Recycling curbs disease, brings jobs

posted in: Africa, Ghana, global | 0

Sister Comfort Arthur, CSC, is responding to the urgent crisis of plastic waste that clogs drainage systems, accelerates the spread of deadly water-borne disease and pollutes the environment in Ghana, West Africa. The Plastic Waste Recycling Program, initiated by Sister Comfort, engages local citizens in the clean-up effort while providing jobs to the poor and unemployed.

“This project reads the signs of the time that include both economic inequality and plastic waste overrunning our common home, and responds to both as a prophetic witness to the Gospel call to build just and caring communities,” said Sister Comfort of the program that was piloted in November 2017.

In Ghana, like elsewhere throughout the world, the increased use of plastics has resulted in serious environmental harm. Industry estimates suggest plastic use in Africa has increased 150 percent over the past six years. Only 2 percent of plastic waste is recycled, according to the Accra, Ghana, non-profit Trashy Bags. The discarded plastic clogs local water drainage systems that are critical during heavy rains. These clogged drains result in standing water and increase the spread of deadly diseases such as malaria.

The Plastic Waste Recycling Program started with the collecting of discarded water sachet bags. (The sachet bags, used to hold drinking water, are popular in Ghana as they are less expensive than bottles of water.) Collected bags are sent to recycling centers that use the materials to make other items such as buckets. The centers pay the program for materials collected and the revenue is then distributed to local citizens who aid in the collection of discarded plastic.

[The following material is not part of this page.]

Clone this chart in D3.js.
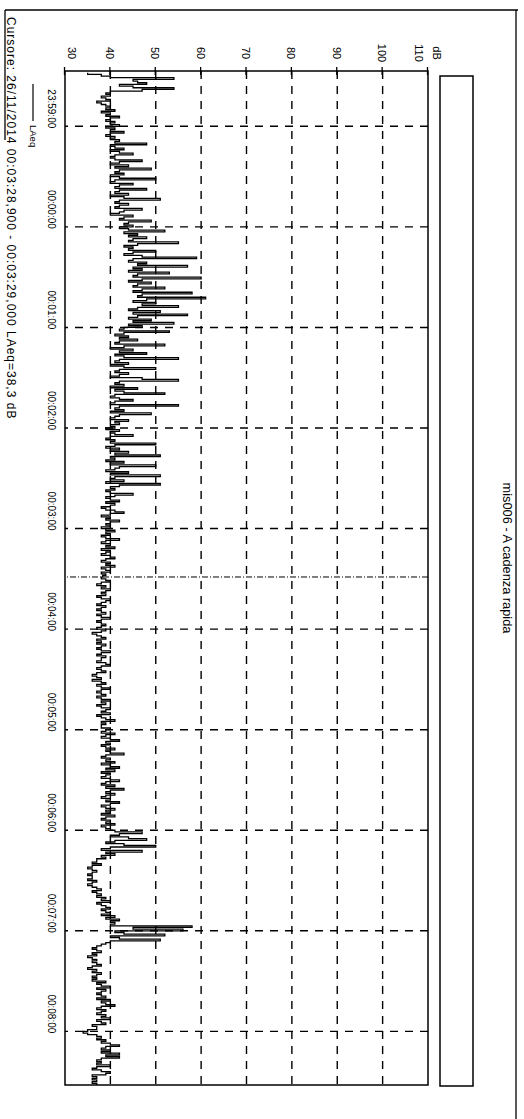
<!DOCTYPE html>
<html>
<head>
<meta charset="utf-8">
<script src="https://cdn.jsdelivr.net/npm/d3@7"></script>
<style>
  html, body { margin: 0; padding: 0; background: #fff; }
  svg { display: block; }
  text { font-family: "Liberation Sans", Arial, sans-serif; fill: #000; }
</style>
</head>
<body>
<svg id="chart" width="524" height="1119"></svg>
<script>
// ---- data -------------------------------------------------------------
const title = "mis006 - A cadenza rapida";
const unitLabel = "dB";
const legendLabel = "LAeq";
const cursorText = "Cursore: 26/11/2014 00:03:28,900 - 00:03:29,000 LAeq=38,3 dB";
const cursorTime = "00:03:28.9";

const domainStart = "23:58:27";
const domainEnd = "00:08:32";
const firstSample = "23:58:28";   // one LAeq value per second from here

const dbTicks = [30, 40, 50, 60, 70, 80, 90, 100, 110];
const timeTicks = ["23:59:00", "00:00:00", "00:01:00", "00:02:00", "00:03:00",
                   "00:04:00", "00:05:00", "00:06:00", "00:07:00", "00:08:00"];

// LAeq, dB, one row = 10 s
const laeq = [
  35,38,40,54,45,46,48,42,45,54,
  47,40,39,40,38,39,40,37,38,39,
  40,39,41,38,40,39,42,40,39,41,
  40,42,39,41,40,43,40,39,41,40,
  42,41,48,40,41,43,40,42,45,41,
  40,41,47,42,40,44,41,49,42,41,
  43,40,42,50,41,40,45,42,41,48,
  42,41,44,40,43,51,42,41,44,42,
  41,47,43,42,40,45,43,42,49,44,
  43,45,42,44,52,43,46,44,48,45,
  44,55,46,43,45,44,50,45,43,47,
  59,45,44,48,46,57,45,47,44,53,
  46,45,60,47,44,49,46,45,52,47,
  45,58,47,46,61,48,45,50,47,55,
  46,44,51,45,57,46,44,49,45,54,
  44,47,43,42,53,43,41,44,42,46,
  42,41,52,43,40,45,42,48,41,43,
  55,42,41,44,40,43,50,42,41,44,
  42,40,47,55,42,41,43,40,46,41,
  43,52,41,40,42,45,41,40,55,42,
  41,43,40,49,42,41,40,44,41,42,
  40,41,39,42,40,41,45,40,39,41,
  40,50,41,39,42,40,44,41,51,40,
  41,39,43,40,50,42,41,39,44,40,
  51,41,40,43,39,51,42,40,41,39,
  40,45,41,39,40,42,39,41,40,38,
  39,41,43,40,38,40,39,42,40,39,
  40,38,39,41,39,40,38,39,42,39,
  38,40,39,41,38,40,39,38,40,41,
  39,38,40,39,41,38,39,40,38,39,
  38.3,38,39,40,38,37,39,38,40,39,
  38,39,37,38,40,39,38,37,39,38,
  37,38,39,37,38,40,38,37,38,39,
  38,37,39,38,36,37,38,39,37,38,
  37,39,38,37,38,40,38,37,39,38,
  38,37,39,40,38,37,38,39,37,36,
  37,38,36,38,39,37,38,40,38,37,
  38,39,37,38,40,38,39,37,38,40,
  39,38,40,37,38,39,41,38,39,38,
  38,40,39,38,41,39,38,40,42,39,
  40,38,39,41,39,40,43,39,38,40,
  39,41,38,40,42,39,41,38,40,39,
  38,40,42,39,38,41,39,43,40,39,
  41,39,38,40,39,42,40,38,39,41,
  39,40,38,41,39,38,40,39,41,38,
  39,40,41,47,42,40,44,48,41,39,
  43,50,40,38,47,39,41,38,39,37,
  37,36,38,36,35,36,37,36,35,36,
  36,35,37,36,35,36,37,38,36,37,
  38,37,39,38,40,37,38,39,40,38,
  39,40,38,41,39,42,40,41,40,58,
  45,56,41,43,52,40,42,51,40,39,
  38,37,36,37,38,36,37,35,36,37,
  36,37,38,36,35,37,36,38,37,36,
  37,36,39,37,38,40,37,39,38,37,
  38,39,37,40,38,39,41,38,37,39,
  38,37,39,38,40,37,38,39,36,37,
  37,35,34,35,37,38,37,39,38,40,
  42,39,38,40,38,42,39,42,38,37,
  38,37,40,37,36,38,40,39,36,37,
  36,37,36,37
];

// ---- helpers ----------------------------------------------------------
// Recording runs across midnight 25/11 -> 26/11/2014
function toDate(hms) {
  const [h, m, s] = hms.split(":").map(Number);
  const day = h >= 12 ? 25 : 26;
  const sec = Math.floor(s), ms = Math.round((s - sec) * 1000);
  return new Date(2014, 10, day, h, m, sec, ms);
}

// ---- layout (drawn in landscape, then turned a quarter clockwise) ----
const W = 1119, H = 524;
const plot = { left: 71, right: 1085, top: 96, bottom: 459 };

const svg = d3.select("#chart");
const g = svg.append("g").attr("transform", `translate(${H},0) rotate(90)`);

const x = d3.scaleTime()
  .domain([toDate(domainStart), toDate(domainEnd)])
  .range([plot.left, plot.right]);
const y = d3.scaleLinear()
  .domain([dbTicks[0], dbTicks[dbTicks.length - 1]])
  .range([plot.bottom, plot.top]);

// page frame
g.append("line").attr("x1", 10).attr("x2", 10).attr("y1", 6).attr("y2", 519)
  .attr("stroke", "#000").attr("stroke-width", 1.3);
g.append("line").attr("x1", 10).attr("x2", W).attr("y1", 8).attr("y2", 8)
  .attr("stroke", "#000").attr("stroke-width", 1.3);
g.append("line").attr("x1", 10).attr("x2", 140).attr("y1", 519).attr("y2", 519)
  .attr("stroke", "#000").attr("stroke-width", 1.3);

// title
g.append("text").attr("x", 558).attr("y", 17)
  .attr("text-anchor", "middle").attr("dominant-baseline", "central")
  .style("font-size", "12.8px").text(title);

// empty band under the title
g.append("rect").attr("x", 76).attr("y", 51).attr("width", 1010).attr("height", 33)
  .attr("fill", "none").attr("stroke", "#000").attr("stroke-width", 1.5);

// grid
const dash = "8,7";
g.append("g").selectAll("line")
  .data(dbTicks.slice(1, -1)).join("line")
  .attr("x1", plot.left).attr("x2", plot.right)
  .attr("y1", d => y(d)).attr("y2", d => y(d))
  .attr("stroke", "#000").attr("stroke-width", 1.4).attr("stroke-dasharray", dash);
g.append("g").selectAll("line")
  .data(timeTicks).join("line")
  .attr("x1", d => x(toDate(d))).attr("x2", d => x(toDate(d)))
  .attr("y1", plot.top).attr("y2", plot.bottom)
  .attr("stroke", "#000").attr("stroke-width", 1.4).attr("stroke-dasharray", dash);

// dB axis
const yAxis = g.append("g").attr("transform", `translate(${plot.left},0)`)
  .call(d3.axisLeft(y).tickValues(dbTicks).tickSize(4).tickFormat(d3.format("d")));
yAxis.select(".domain").remove();
yAxis.selectAll(".tick line").attr("x1", -4).attr("x2", 4).attr("stroke-width", 1.3);
yAxis.selectAll(".tick text")
  .attr("x", 53 - plot.left).attr("dy", null)
  .attr("text-anchor", "middle").attr("dominant-baseline", "central")
  .attr("transform", (d, i, n) => i === 0 ? "translate(0,-7)" : i === n.length - 1 ? "translate(0,9)" : null)
  .style("font-size", "11px").style("font-family", null);
g.append("text").attr("x", 53).attr("y", 87)
  .attr("text-anchor", "middle").attr("dominant-baseline", "central")
  .style("font-size", "11px").text(unitLabel);

// time axis labels
const xAxis = g.append("g").attr("transform", `translate(0,${plot.bottom})`)
  .call(d3.axisBottom(x).tickValues(timeTicks.map(toDate)).tickSize(0)
    .tickFormat(d3.timeFormat("%H:%M:%S")));
xAxis.select(".domain").remove();
xAxis.selectAll(".tick text")
  .attr("y", 14).attr("dy", null).attr("dominant-baseline", "central")
  .attr("text-anchor", "middle").attr("dx", -18)
  .style("font-size", "10px").style("font-family", null);

// LAeq trace (step line, one value per second)
const t0 = toDate(firstSample).getTime();
const pts = laeq.map((v, i) => [new Date(t0 + i * 1000), v]);
pts.push([new Date(t0 + laeq.length * 1000), laeq[laeq.length - 1]]);
const line = d3.line().x(d => x(d[0])).y(d => y(d[1])).curve(d3.curveStepAfter);
g.append("path").datum(pts).attr("d", line)
  .attr("fill", "none").attr("stroke", "#000").attr("stroke-width", 1.3);

// cursor
const cx = x(toDate(cursorTime));
g.append("line").attr("x1", cx).attr("x2", cx).attr("y1", plot.top).attr("y2", plot.bottom)
  .attr("stroke", "#000").attr("stroke-width", 1).attr("stroke-dasharray", "6,2,1,2");

// plot frame
g.append("rect").attr("x", plot.left).attr("y", plot.top)
  .attr("width", plot.right - plot.left).attr("height", plot.bottom - plot.top)
  .attr("fill", "none").attr("stroke", "#000").attr("stroke-width", 1.5);

// legend
g.append("line").attr("x1", 84).attr("x2", 121).attr("y1", 491).attr("y2", 491)
  .attr("stroke", "#000").attr("stroke-width", 1.2);
g.append("text").attr("x", 125).attr("y", 491).attr("dominant-baseline", "central")
  .style("font-size", "9.5px").text(legendLabel);

// cursor readout
g.append("text").attr("x", 17).attr("y", 513).attr("dominant-baseline", "central")
  .style("font-size", "12px").style("letter-spacing", "1px").text(cursorText);
</script>
</body>
</html>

The Plastic Waste Recycling Program hopes to expand its operation and engage local citizens in Kasoa, Ghana, in the cleanup of streets and waterways, and in proper recycling practices. The program received financial support through a Ministry With the Poor Fund grant in 2018-19. In November 2018, the program received a grant from the Dodds Family Charitable Foundation to purchase necessary equipment for volunteers and items to encourage increased participation by local residents.